While you lament the fact that everyone wants to talk to your boss, you need to see that as a window. The GPs at your firm have their time taken up by LP fundraising, firm administration and a ton of other commitments–and they’re often limited in the hours they’re working by additional family and outside commitments.
That supply demand imbalance is an opening for you–an opening to get to things before they have an opportunity for those things to find them.
So if the hot shot team that built the whole backend stack for Plaid has a new deal with three term sheets on it and your main GP is your firm’s only shot at getting in, you should be out figuring out who else at Plaid might be ready to leave, or who the most backable and trusted folks are.
That kind of thing is how I sourced Moat for First Round Capital. I was out at a networking event (a Blip.TV event for you NYC OGs) and met Mike Walwrath, former CEO and founder of Right Media, an online advertising exchange marketplace that was acquired by Yahoo for $850 million four years before. We got into a conversation about cycling and all the bells and whistles one can have on road bikes when you sell a company for that much. (I’m now that bike guy, only without the big exit to justify the expense.)
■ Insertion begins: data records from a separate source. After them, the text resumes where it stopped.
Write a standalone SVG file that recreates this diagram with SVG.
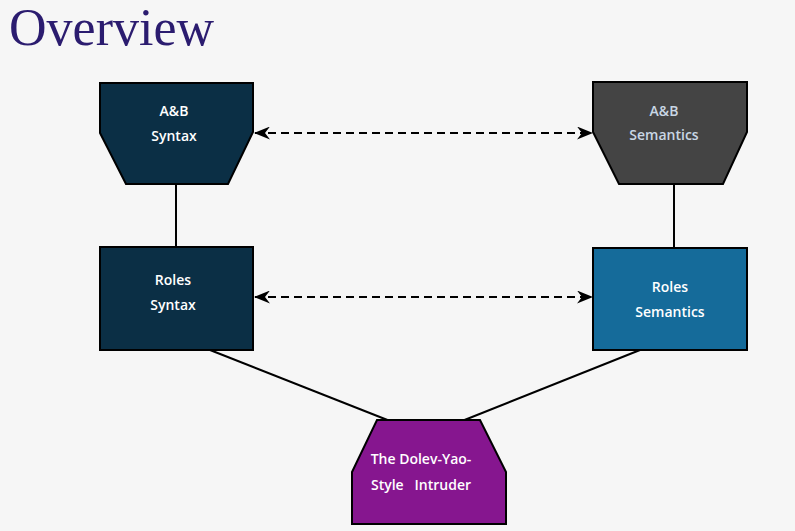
<svg xmlns="http://www.w3.org/2000/svg" width="795" height="531" viewBox="0 0 795 531">
<defs>
<marker id="ah" viewBox="0 0 16 13" refX="15" refY="6.5" markerWidth="16" markerHeight="13" markerUnits="userSpaceOnUse" orient="auto-start-reverse">
<path d="M0,0 L16,6.5 L0,13 L5,6.5 Z" fill="#000"/>
</marker>
<style>
.box{stroke:#000;stroke-width:2}
.t{font-family:"Open Sans","DejaVu Sans",sans-serif;font-size:14px;font-weight:600;text-anchor:middle;fill:#fff}
.line{stroke:#000;stroke-width:2;fill:none}
.dash{stroke:#000;stroke-width:2;fill:none;stroke-dasharray:8 5}
</style>
</defs>
<rect width="795" height="531" fill="#f6f6f6"/>
<text x="9" y="45" font-family="Liberation Serif,serif" font-size="52" fill="#2b1c6f">Overview</text>
<g id="connectors">
<line class="line" x1="176" y1="184" x2="176" y2="247"/>
<line class="line" x1="674" y1="184" x2="674" y2="248"/>
<line class="dash" x1="255" y1="133" x2="592" y2="133" marker-start="url(#ah)" marker-end="url(#ah)"/>
<line class="dash" x1="255" y1="297" x2="592" y2="297" marker-start="url(#ah)" marker-end="url(#ah)"/>
<line class="line" x1="210" y1="350" x2="390" y2="421"/>
<line class="line" x1="640" y1="350" x2="462" y2="421"/>
</g>
<g id="ab-syntax">
<path class="box" d="M100,83 L253,83 L253,132 L228,184 L126,184 L100,133 Z" fill="#0b2f45"/>
<text class="t" x="174" y="116">A&amp;B</text>
<text class="t" x="174" y="141">Syntax</text>
</g>
<g id="ab-semantics">
<path class="box" d="M593,82 L747,82 L747,132 L723,184 L619,184 L593,132 Z" fill="#444444"/>
<text class="t" x="664" y="116" style="fill:#c9d7e4">A&amp;B</text>
<text class="t" x="664" y="140" style="fill:#c9d7e4">Semantics</text>
</g>
<g id="roles-syntax">
<rect class="box" x="100" y="247" width="153" height="103" fill="#0b2f45"/>
<text class="t" x="173" y="285">Roles</text>
<text class="t" x="173" y="310">Syntax</text>
</g>
<g id="roles-semantics">
<rect class="box" x="593" y="248" width="154" height="102" fill="#156b9a"/>
<text class="t" x="670" y="292">Roles</text>
<text class="t" x="670" y="317">Semantics</text>
</g>
<g id="intruder">
<path class="box" d="M377,420 L480,420 L506,472 L506,524 L352,524 L352,472 Z" fill="#86168f"/>
<text class="t" x="421" y="464">The Dolev-Yao-</text>
<text class="t" x="421" y="490" xml:space="preserve">Style   Intruder</text>
</g>
</svg>
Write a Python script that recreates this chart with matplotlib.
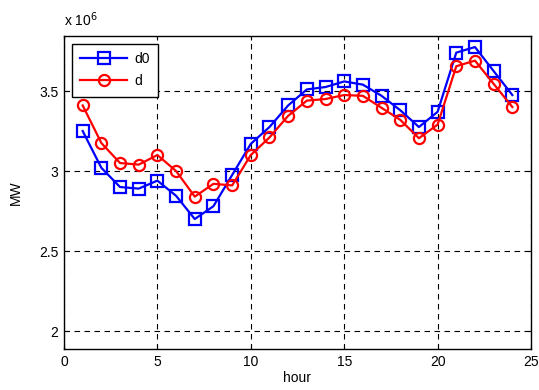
import matplotlib
matplotlib.use("Agg")
import matplotlib.pyplot as plt
import numpy as np

# hourly load, in units of 1e6 MW
hours = list(range(1, 25))
d0 = [3.25, 3.02, 2.90, 2.89, 2.94, 2.845, 2.70, 2.78, 2.975, 3.17, 3.275, 3.41,
      3.51, 3.525, 3.56, 3.54, 3.47, 3.38, 3.275, 3.37, 3.74, 3.775, 3.625, 3.475]
d = [3.41, 3.175, 3.05, 3.04, 3.10, 3.00, 2.84, 2.92, 2.91, 3.10, 3.21, 3.345,
     3.44, 3.45, 3.475, 3.47, 3.395, 3.32, 3.205, 3.29, 3.655, 3.69, 3.545, 3.40]
xticks = [0, 5, 10, 15, 20, 25]
yticks = [2, 2.5, 3, 3.5]

plt.rcParams["font.family"] = ["Liberation Sans", "DejaVu Sans"]
plt.rcParams["font.size"] = 10

fig = plt.figure(figsize=(5.39, 3.90), dpi=100)
ax = fig.add_axes([64 / 539, 1 - 349 / 390, (531 - 64) / 539, (349 - 36) / 390])

ax.plot(hours, d0, color="blue", marker="s", markersize=8, markerfacecolor="none",
        markeredgewidth=1.6, linewidth=1.6, label="d0")
ax.plot(hours, d, color="red", marker="o", markersize=8, markerfacecolor="none",
        markeredgewidth=1.6, linewidth=1.6, label="d")

ax.set_xlim(0, 25)
ax.set_ylim(1.8875, 3.844)
ax.set_xticks(xticks)
ax.set_yticks(yticks)
ax.set_yticklabels(["2", "2.5", "3", "3.5"])
ax.grid(True, color="black", linestyle=(0, (5, 4)), linewidth=0.8)
ax.tick_params(direction="in", top=True, right=True, length=3, width=0.8,
               colors="black", pad=4)
for s in ax.spines.values():
    s.set_linewidth(1.0)

ax.set_xlabel("hour", labelpad=2)
ax.set_ylabel("MW", labelpad=12)
fig.text(64 / 539, 1 - 20 / 390, r"x 10$^{6}$", fontsize=10, va="center", ha="left")

leg = ax.legend(loc="upper left", fancybox=False, framealpha=1, edgecolor="black",
                handlelength=3.4, handletextpad=0.5, labelspacing=0.6,
                borderpad=0.6, borderaxespad=0.55)
leg.get_frame().set_linewidth(1.0)

fig.savefig("out.png", dpi=100)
Someone stepped into the circle that he introduced as one of his investors… not someone who was one of his investors–meaning he clearly had a new company going.
I stepped aside and immediately called Josh Kopelman from the event–because I knew my rung on the ladder. I wasn’t going to be able to get us into that deal, but I knew that Josh could. He made the call and we wound up with a small but very profitable slice of Moat, which later sold for almost exactly what Right Media had sold for.
I wasn’t upset about not having the juice to pull the deal off myself. I was glad to be attached to a partner that did.
The Time Audit
Do yourself a favor and check on whether you’re making the most of the opportunity you have being connected to far more experienced investors.
Pull up your calendar from the last month and bucket your time honestly. What meetings are you getting into that you could only get into because of where you are? Does your calendar reflect being associated with the best people in the network around your firm or is it basically at replacement player level–no different than anyone else who is connected to some money.
Think about the founders you’re trying to back–the ones you would feel lucky to be in a deal with. Would they be spending time answering cold emails from analysts? Who in the ecosystem would they be trying to spend the most time with?
You should get to those people first and your partners are the ticket.
The gap between those two is your roadmap. Block two or three slots each week for higher-quality conversations that your GPs enable and protect them.
If a slot opens up, don’t fill it with whoever happens to ask. Fill it intentionally with the best people in your firm’s network–the ones your GPs don’t have time to engage with but you do.
Remember, you didn’t sneak into the building. You’re in venture because your firm—your General Partners—chose you. They saw past the lack of a track record and recognized a specific, high-potential signal in you.
You are an outlier in a hyper-competitive field just by being on the inside.
So, let's stop with the imposter syndrome and get to work.